Relevant authority still matters
Ranking for buyer-intent searches also depends on authority, but the source of that authority matters as much as the number of links.
A B2B company selling into manufacturing, healthcare, SaaS, logistics, or construction should build links from industry-relevant publications, associations, directories, and niche resources. Those signals reinforce topical relevance. Links from generic job boards, low-value directories, or unrelated media do very little for commercial positioning.
Firestarter SEO has long emphasized a quality-first link building approach, and that idea fits perfectly here.
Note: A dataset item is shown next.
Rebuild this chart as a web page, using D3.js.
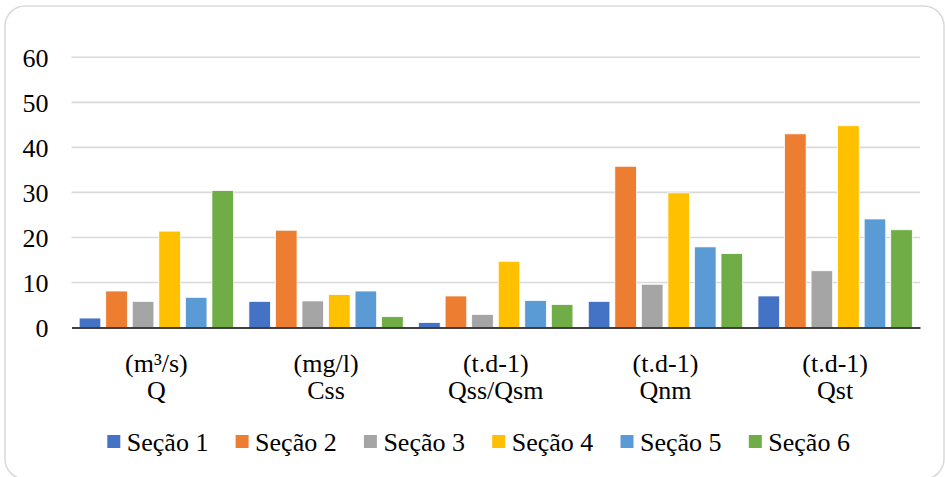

Ten strong, contextually relevant links can move the needle more than a long list of weak placements. If the referring site serves the same audience your buyers read, that link supports both ranking strength and audience fit.
Industry language helps as well. Technical jargon, when used correctly, can filter the audience in a productive way. It signals credibility to professionals while making the page less attractive to casual visitors who are not part of the buying process.
What strong B2B SEO lead generation looks like
The best B2B SEO programs do not just rank. They narrow the gap between organic sessions and qualified pipeline.
That usually means lower-volume terms with stronger intent, tighter page targeting, and more disciplined site structure. It also means accepting that not every page should be built for search growth. Some pages are necessary for recruiting or company information, but they do not need to dominate the organic strategy.
Real campaign data supports this. In one Firestarter SEO case study, focusing on high-intent local keywords and building a clear keyword map helped drive a 125% increase in organic traffic and dozens of monthly leads. In another, conversion-focused page optimization helped generate more than 500 leads over seven months. Those results point to the same lesson: intent beats vanity metrics.
A company that ranks for “best solution for [industry],” “cost of [service],” and “[service] in [location]” is usually in a far better position than one that ranks for broad category terms plus a flood of branded job searches.
A practical reset for the next 90 days
If a B2B site is attracting the wrong organic audience, a full rebuild is not always necessary. Often, the fix starts with a sharper set of priorities and better separation between revenue content and hiring content.
A focused 90-day plan can look like this:
- Audit the last six months of organic landing pages and search queries.
- Rebuild the keyword map around solution, industry, and decision-stage intent.
- Rewrite titles, headings, and CTAs on core pages to reflect buyer outcomes.
- Silo or reduce the visibility of careers content in navigation, linking, and reporting.
That kind of reset can change more than rankings. It can improve what sales receives, what marketing reports, and how leadership values SEO as a growth channel. When the site is built to attract buyers, not browsers, organic search becomes much easier to trust.